Books which have helped me include Ursula K. Le Guin’s Steering The Craft; Robert McKee’s Story; Christopher Booker’s The Seven Basic Plots; Joseph Campbell’s The Hero With a Thousand Faces. One of my latest discoveries has been Philip Pullman’s marvellous collection, Daemon Voices. Especially useful is his metaphor of path and woods in storytelling – the path being your storyline and the woods your setting or background research. His advice? Stay on the path! Never spend so long admiring the beautiful woods of your created world that you lose sight of your story. He was speaking to an audience of science fiction and fantasy writers, but it’s advice equally applicable to saga or historical fiction writers – all the ‘world builders’ can sometimes love their worlds too much.
3. Start writing now!
I had my first novel published when I was sixty and I’m often asked if I regret not starting to write earlier. I did write earlier, but I was practising! Still, I do think you have to wait until you recognize the story you want to tell. Find the subject matter that excites, intrigues, or moves you. Something that you connect with on a deep level. Then you won’t get bored and, hopefully, neither will the reader.
4. Write what you know
My subject turned out to be the place I was born and brought up, the vanished world of Bermondsey in the early twentieth century, a tightly knit working class community dominated by docks and factories, situated at the geographical heart of London. Doris Lessing observed: ‘Every writer has a myth country. Myth does not mean something untrue, but a concentration of truth.’ Bermondsey is my ‘myth country’, one I recreate in fiction from real life stories, reminiscences, anecdotes, archive material and my own memories, but hopefully in a way that’s true to the spirit of the place and time.

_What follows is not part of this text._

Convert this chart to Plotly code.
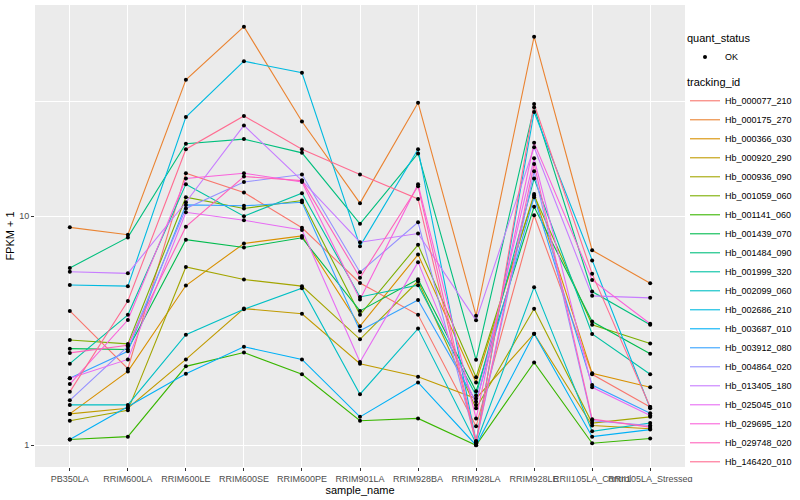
import plotly.graph_objects as go

samples = ["PB350LA", "RRIM600LA", "RRIM600LE", "RRIM600SE", "RRIM600PE", "RRIM901LA",
           "RRIM928BA", "RRIM928LA", "RRIM928LE", "RRII105LA_Control", "RRII105LA_Stressed"]

tracking_ids = ["Hb_000077_210", "Hb_000175_270", "Hb_000366_030", "Hb_000920_290", "Hb_000936_090",
                "Hb_001059_060", "Hb_001141_060", "Hb_001439_070", "Hb_001484_090", "Hb_001999_320",
                "Hb_002099_060", "Hb_002686_210", "Hb_003687_010", "Hb_003912_080", "Hb_004864_020",
                "Hb_013405_180", "Hb_025045_010", "Hb_029695_120", "Hb_029748_020", "Hb_146420_010"]

colors = ["#F8766D", "#EA8331", "#D89000", "#C09B00", "#A3A500", "#7CAE00", "#39B600", "#00BB4E",
          "#00BF7D", "#00C1A3", "#00BFC4", "#00BAE0", "#00B0F6", "#35A2FF", "#9590FF", "#C77CFF",
          "#E76BF3", "#FA62DB", "#FF62BC", "#FF6C91"]

Hb_000077_210 = [3.86, 2.16, 15.4, 12.7, 8.9, 5.11, 3.71, 1.21, 10.1, 2.04, 1.47]
Hb_000175_270 = [8.94, 8.3, 39.4, 67.2, 25.9, 11.4, 31.3, 3.68, 60.8, 7.1, 5.1]
Hb_000366_030 = [1.37, 2.10, 4.98, 7.6, 8.2, 3.31, 6.8, 1.88, 12.5, 2.06, 1.79]
Hb_000920_290 = [1.37, 1.45, 2.37, 3.95, 3.75, 2.27, 1.99, 1.6, 3.07, 1.22, 1.18]
Hb_000936_090 = [1.28, 1.42, 6.0, 5.29, 4.95, 2.9, 5.2, 1.45, 3.94, 1.25, 1.33]
Hb_001059_060 = [2.88, 2.77, 12.1, 10.8, 11.7, 3.71, 7.5, 1.98, 12.3, 3.36, 2.78]
Hb_001141_060 = [1.06, 1.09, 2.21, 2.54, 2.04, 1.28, 1.31, 1.0, 2.30, 1.02, 1.07]
Hb_001439_070 = [2.64, 2.62, 7.9, 7.3, 8.05, 3.86, 5.3, 1.72, 11.0, 3.47, 2.51]
Hb_001484_090 = [5.94, 8.08, 20.7, 21.7, 18.9, 9.26, 18.8, 2.36, 29.9, 4.69, 3.36]
Hb_001999_320 = [2.27, 3.71, 13.8, 10.0, 12.6, 4.44, 5.0, 1.65, 14.6, 3.06, 2.04]
Hb_002099_060 = [1.50, 1.50, 3.04, 3.92, 4.85, 1.67, 3.23, 1.02, 4.9, 1.15, 1.25]
Hb_002686_210 = [5.01, 4.95, 27.1, 47.5, 42.3, 7.4, 19.6, 1.04, 28.5, 6.4, 1.45]
Hb_003687_010 = [1.06, 1.47, 2.05, 2.69, 2.37, 1.33, 1.88, 1.0, 3.07, 1.09, 1.17]
Hb_003912_080 = [1.96, 2.57, 11.2, 11.1, 11.5, 3.16, 4.31, 1.55, 12.1, 1.83, 1.38]
Hb_004864_020 = [1.57, 2.7, 10.8, 14.1, 15.2, 5.69, 9.4, 1.03, 15.7, 1.28, 1.22]
Hb_013405_180 = [5.72, 5.63, 11.5, 24.9, 14.3, 7.7, 8.4, 3.51, 20.0, 4.49, 4.40]
Hb_025045_010 = [1.96, 2.37, 10.4, 9.6, 8.7, 2.31, 6.3, 1.5, 17.9, 1.79, 1.35]
Hb_029695_120 = [1.85, 3.52, 14.6, 15.4, 14.1, 4.33, 13.8, 1.31, 20.9, 5.27, 3.39]
Hb_029748_020 = [2.53, 2.73, 9.0, 14.9, 14.3, 5.39, 13.5, 1.04, 16.9, 1.30, 1.2]
Hb_146420_010 = [1.71, 4.26, 19.6, 27.4, 19.6, 15.2, 11.9, 1.02, 30.9, 5.6, 1.47]

series = [Hb_000077_210, Hb_000175_270, Hb_000366_030, Hb_000920_290, Hb_000936_090,
          Hb_001059_060, Hb_001141_060, Hb_001439_070, Hb_001484_090, Hb_001999_320,
          Hb_002099_060, Hb_002686_210, Hb_003687_010, Hb_003912_080, Hb_004864_020,
          Hb_013405_180, Hb_025045_010, Hb_029695_120, Hb_029748_020, Hb_146420_010]

FONT = "Liberation Sans"

fig = go.Figure()
for name, vals, col in zip(tracking_ids, series, colors):
    fig.add_trace(go.Scatter(x=samples, y=vals, mode="lines", name=name, showlegend=True,
                             line=dict(color=col, width=1.1), legend="legend2"))

all_x = [s for vals in series for s in samples]
all_y = [v for vals in series for v in vals]
fig.add_trace(go.Scatter(x=all_x, y=all_y, mode="markers", name="OK", showlegend=True,
                         marker=dict(color="black", size=4, symbol="circle"),
                         legend="legend"))

fig.update_layout(
    width=800, height=500,
    showlegend=True,
    margin=dict(l=35, r=115, t=5, b=33, autoexpand=False),
    paper_bgcolor="white", plot_bgcolor="#EBEBEB",
    font=dict(family=FONT, color="#000000"),
    xaxis=dict(type="category", categoryorder="array", categoryarray=samples,
               range=[-0.6, 10.6], showgrid=True, gridcolor="white", gridwidth=1.4,
               tickangle=0, ticks="outside", ticklen=3, tickcolor="#333333",
               tickfont=dict(size=9, color="#4D4D4D", family=FONT), automargin=False,
               title=dict(text="sample_name", font=dict(size=11), standoff=2),
               zeroline=False, showline=False),
    yaxis=dict(type="log", range=[-0.095, 1.922], tickvals=[1, 10], ticktext=["1", "10"],
               showgrid=True, gridcolor="white", gridwidth=1.4, automargin=False,
               ticks="outside", ticklen=3, tickcolor="#333333",
               tickfont=dict(size=9, color="#4D4D4D", family=FONT),
               minor=dict(tickvals=[3.1623, 31.623], showgrid=True, gridcolor="white", gridwidth=0.7, ticks=""),
               title=dict(text="FPKM + 1", font=dict(size=11), standoff=2),
               zeroline=False, showline=False),
    legend=dict(title=dict(text="quant_status", font=dict(size=11)), x=1.0, y=0.95,
                xanchor="left", yanchor="top", font=dict(size=9), bgcolor="white",
                itemwidth=30),
    legend2=dict(title=dict(text="tracking_id", font=dict(size=11)), x=1.0, y=0.855,
                 xanchor="left", yanchor="top", font=dict(size=9), bgcolor="white",
                 itemwidth=30, tracegroupgap=0),
)

fig.write_html("out.html", config={"displayModeBar": False},
               post_script="document.body.style.margin='0';")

One of the ways I anchor my stories in reality is to always use real street and place names. The one exception being a pub featured in Custard Tarts and Broken Hearts which I called The Land of Green Ginger but which was in fact The Rising Sun in Jamaica Road. (A discrepancy quickly picked up by an eagle-eyed reader!) The fictional pub name was a nod to my great grandfather who cycled from Hull to London on a penny farthing in order to find work and passed on to us the myth that our family had once owned all the Land of Green Ginger! Which as a child sounded to me like a magical, fairy-tale place. And it very probably was a fairy tale! A myth country of a different kind.
5. Absorb all the help and advice about writing and the publishing process that you can.
Read books, do a course, join a class, find an agent - an invaluable guide along the path to publication, and do listen to editorial feedback. But it’s also important to balance all of the above with faith. Believe in your own writing. It’s yours. Only when it feels true to you can it ever be true for the reader.